I wanted to start this post with this panel from my very favorite comic strip, Calvin and Hobbes. Not only is it my favorite, but this panel in particular is dear to my heart because it has hung on the wall at my grandparents’ house for as long as I can remember. It ties in with the theme for this post, which is opportunity. Carpe Diem–Seize the day (and throttle it)!
The archaeology department here puts on weekly seminars where a visiting archaeologist comes and gives a talk. Today I went to my first of these, which was a talk about Stonehenge. I was sitting in the lecture theatre when suddenly I just thought, “I love this school!” How awesome is it that I can sit there and learn from archaeologists from various backgrounds and locations without leaving campus? It’s an incredible opportunity. This weekend, I will be taking a trip with the Archaeology Society to Tintagel Castle, the legendary birthplace of King Arthur! Just typing this feels like I’m telling the story of someone else’s life. But no, it’s my own! This led me to reflect on how I got to where I am today.
I’ve always been a purpose-driven person. In high school, I took as many AP classes as I could without going insane. Those seven classes got me enough credits to start college as a sophomore, which meant that I graduated in a short three years. I don’t list these to brag about my accomplishments, but to prove a point; taking the opportunities placed before you can positively impact your life in a plethora of ways. Opportunities can open the door to more opportunities.

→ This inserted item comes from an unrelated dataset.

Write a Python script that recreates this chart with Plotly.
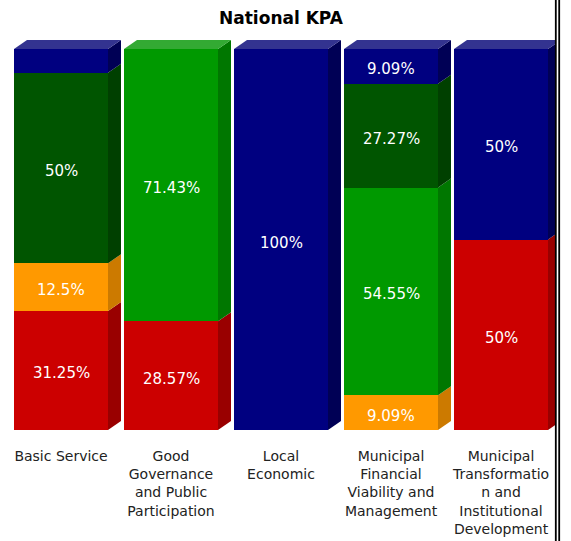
import plotly.graph_objects as go

categories = ["Basic Service", "Good Governance and Public Participation", "Local Economic",
              "Municipal Financial Viability and Management",
              "Municipal Transformation and Institutional Development"]
tick_labels = ["Basic Service", "Good<br>Governance<br>and Public<br>Participation", "Local<br>Economic",
               "Municipal<br>Financial<br>Viability and<br>Management",
               "Municipal<br>Transformatio<br>n and<br>Institutional<br>Development"]

red_vals = [31.25, 28.57, 0, 0, 50]
orange_vals = [12.5, 0, 0, 9.09, 0]
green_vals = [0, 71.43, 0, 54.55, 0]
darkgreen_vals = [50, 0, 0, 27.27, 0]
navy_vals = [6.25, 0, 100, 9.09, 50]

red_labels = ["31.25%", "28.57%", "", "", "50%"]
orange_labels = ["12.5%", "", "", "9.09%", ""]
green_labels = ["", "71.43%", "", "54.55%", ""]
darkgreen_labels = ["50%", "", "", "27.27%", ""]
navy_labels = ["", "", "100%", "9.09%", "50%"]

series = [
    ("Red", red_vals, red_labels, "#CC0000", "#990000", "#DD4444"),
    ("Orange", orange_vals, orange_labels, "#FF9900", "#CC7A00", "#FFB040"),
    ("Green", green_vals, green_labels, "#009900", "#007700", "#33AA33"),
    ("Dark Green", darkgreen_vals, darkgreen_labels, "#005500", "#004000", "#337733"),
    ("Navy", navy_vals, navy_labels, "#000080", "#000055", "#333390"),
]

W, H = 571, 541
ML, MR, MT, MB = 6, 15, 40, 111
plot_w = W - ML - MR
plot_h = H - MT - MB
px_per_cat = plot_w / 5
bar_w = 94 / px_per_cat
depth_px_x, depth_px_y = 13, 9
y_top = plot_h / 3.81
dx = depth_px_x / px_per_cat
dy = depth_px_y * y_top / plot_h

xs = list(range(len(categories)))
fig = go.Figure()
shapes = []
annotations = []
cum = [0.0] * len(xs)
top_info = [None] * len(xs)
for name, vals, labels, col, side, top in series:
    fig.add_trace(go.Bar(
        x=xs, y=vals, name=name, width=bar_w, marker=dict(color=col, line=dict(width=0)),
        hoverinfo="skip"))
    for i, v in enumerate(vals):
        if v <= 0:
            continue
        y0, y1 = cum[i], cum[i] + v
        xr = i + bar_w / 2
        shapes.append(dict(type="path", xref="x", yref="y", layer="above",
                           path=f"M {xr},{y0} L {xr+dx},{y0+dy} L {xr+dx},{y1+dy} L {xr},{y1} Z",
                           fillcolor=side, line=dict(width=0)))
        if labels[i]:
            annotations.append(dict(x=i, y=(y0 + y1) / 2, xref="x", yref="y", text=labels[i],
                                    showarrow=False, yshift=-3,
                                    font=dict(color="white", size=15, family="DejaVu Sans")))
        cum[i] = y1
        top_info[i] = (y1, top)

for i, info in enumerate(top_info):
    if info is None:
        continue
    yt, tcol = info
    xl, xr = i - bar_w / 2, i + bar_w / 2
    shapes.append(dict(type="path", xref="x", yref="y", layer="above",
                       path=f"M {xl},{yt} L {xl+dx},{yt+dy} L {xr+dx},{yt+dy} L {xr},{yt} Z",
                       fillcolor=tcol, line=dict(width=0)))

def px_to_paper_x(p):
    return (p - ML) / plot_w

def px_to_paper_y(p):
    return (H - MB - p) / plot_h

for lx in (555.8, 559.2):
    shapes.append(dict(type="line", xref="paper", yref="paper",
                       x0=px_to_paper_x(lx), x1=px_to_paper_x(lx),
                       y0=px_to_paper_y(0), y1=px_to_paper_y(H),
                       line=dict(color="black", width=1.8)))

fig.update_layout(
    barmode="stack", width=W, height=H, showlegend=False,
    margin=dict(l=ML, r=MR, t=MT, b=MB, autoexpand=False),
    paper_bgcolor="white", plot_bgcolor="white",
    title=dict(text="<b>National KPA</b>", x=0.5, xref="paper", y=1 - 18 / H, yref="container",
               yanchor="middle", font=dict(family="DejaVu Sans", size=17, color="black")),
    xaxis=dict(range=[-0.5, 4.5], tickvals=xs, ticktext=tick_labels, showgrid=False,
               showline=False, zeroline=False, ticks="", ticklabelstandoff=16, automargin=False,
               tickfont=dict(family="DejaVu Sans", size=14, color="#222222")),
    yaxis=dict(range=[0, y_top], visible=False, showgrid=False, zeroline=False, automargin=False),
    shapes=shapes,
    annotations=annotations,
)
fig.write_html("out.html", config={"displayModeBar": False},
               post_script="document.body.style.margin='0';document.body.style.overflow='hidden';")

It’s all about the choices we make, then. I often think about what my life would be like if I hadn’t chosen to go to the University of Indianapolis for my undergraduate. It was truly a life-changing experience and one of my favorite adventures in my life so far. I met lifelong friends, my future husband, learned a ton from my professors, and had numerous academic opportunities. I had the privilege of two internships, one with the Children’s Museum of Indianapolis and one with the Indiana State Museum. I got to excavate and survey several sites both in Indiana and on Beaver Island in Lake Michigan. In taking Human Osteology, I got to handle human bones and study them at a fragmentary level, which has been immensely helpful in my Musculoskeletal Anatomy class here. Apparently I’m the only one who’s had prior experience with bones, which makes me extremely grateful. I got to present at a National Collegiate Honors Council (NCHC) conference as well as at the annual Bioarchaeology and Forensic Anthropology (BARFAA) meeting. Then for my Honors Project, I got to create and teach a program of archaeology for elementary school children. All in all, this total is staggering. None of these were things I was forced to do; they all came about due to choices I made.
I made the choice to come here, to the University of Exeter, for my masters. I’m just over a month in, and I can already tell that it was a good choice. Yeah going to a new country is scary, especially when you are leaving your family, friends, and fiancé behind for a full year. But opportunities always involve some sort of challenge or risk, and you have to get past that to reap the rewards. Nothing comes free. I’m not going to lie and say it hasn’t been hard, but then I think of my trip to the Jurassic Coast two weekends ago and my trip to Tintagel this Saturday, and I know it’s all worth it. Being surrounded by so much history…it’s an archaeologist’s dream.
I worry about all the college students out there, some who I have known personally, who have used college exclusively as a time to party and slack off. Opportunities come their way, but they ignore them because of the work it will require. Instead, I implore you to take every opportunity that comes your way, no matter the risk or challenges involved. Have dreams, and actively pursue them! Live this life you’ve been given.